What do I do with all my stuff?  Can I just walk away?

I think the number one issue that stops people from downsizing is the overwhelming work of dealing with years of accumulated personal property.

I’m at this stage myself. In two years, I’ll move from my home of 30 years to a house where I’ll be able to “age-in-place.”

But then, what am I going to do with all my “stuff?”

I’m moving from a Tudor home with traditional furnishings to a modern home where none of my furnishings fit.

The thought of disposing of my furnishings and years of accumulation is overwhelming. How will I do it?
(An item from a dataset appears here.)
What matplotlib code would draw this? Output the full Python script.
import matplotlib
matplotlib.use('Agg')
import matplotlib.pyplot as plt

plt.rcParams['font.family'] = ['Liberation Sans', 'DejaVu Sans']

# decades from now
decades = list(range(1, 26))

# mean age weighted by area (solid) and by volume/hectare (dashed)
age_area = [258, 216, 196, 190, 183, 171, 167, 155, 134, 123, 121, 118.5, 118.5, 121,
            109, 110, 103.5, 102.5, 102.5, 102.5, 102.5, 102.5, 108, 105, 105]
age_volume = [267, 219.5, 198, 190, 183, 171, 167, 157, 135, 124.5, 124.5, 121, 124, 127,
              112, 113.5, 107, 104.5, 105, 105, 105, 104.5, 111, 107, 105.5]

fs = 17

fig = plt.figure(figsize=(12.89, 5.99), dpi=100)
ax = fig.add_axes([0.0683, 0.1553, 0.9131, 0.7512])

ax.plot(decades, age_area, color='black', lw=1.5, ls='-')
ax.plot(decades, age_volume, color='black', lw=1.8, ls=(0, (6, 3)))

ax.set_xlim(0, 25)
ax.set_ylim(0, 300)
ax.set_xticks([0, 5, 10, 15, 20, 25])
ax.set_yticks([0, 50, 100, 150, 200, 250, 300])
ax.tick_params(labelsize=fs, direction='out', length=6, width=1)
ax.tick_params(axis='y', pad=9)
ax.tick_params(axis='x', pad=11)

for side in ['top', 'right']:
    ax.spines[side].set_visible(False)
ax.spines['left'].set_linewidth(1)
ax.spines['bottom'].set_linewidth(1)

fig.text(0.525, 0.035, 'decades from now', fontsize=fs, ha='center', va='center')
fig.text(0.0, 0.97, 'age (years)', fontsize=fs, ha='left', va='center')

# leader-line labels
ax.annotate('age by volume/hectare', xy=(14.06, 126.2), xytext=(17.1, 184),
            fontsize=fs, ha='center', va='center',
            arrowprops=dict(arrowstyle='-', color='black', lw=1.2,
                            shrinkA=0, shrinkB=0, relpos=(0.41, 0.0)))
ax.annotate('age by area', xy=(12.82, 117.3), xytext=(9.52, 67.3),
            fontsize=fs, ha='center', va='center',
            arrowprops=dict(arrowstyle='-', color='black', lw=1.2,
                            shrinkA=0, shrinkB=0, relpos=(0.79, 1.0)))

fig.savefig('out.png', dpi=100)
The shorter answer is, I won’t.

How? There are businesses that specialize in relocating the aging. They manage the details and do the work. They pack and move the things I want. What stays behind is split into three groups — items to sell, items to donate, and items to dump. They provide the labor to clear the house and facilitate a sale of unwanted items that have value. Then, they clean up and prep the house to make it market-ready. Depending on the value of the items, the companies can take their fee out of a percentage on the sale of goods.

When choosing any moving company, do your homework. Make sure the company is trustworthy. Ask if they thoroughly scrutinize employees before hiring. Check online reviews and get references.

Avoid using internet-based companies when shopping for a mover. Often, these companies are brokers, not movers; you’ll have no control over who they hire and will have limited recourse if something goes wrong.

The easy steps to downsizing: Identify the things you want, walk away from the rest, and settle into a new home where you can age-in-place. Doesn’t this sound like the way to go? Happy aging!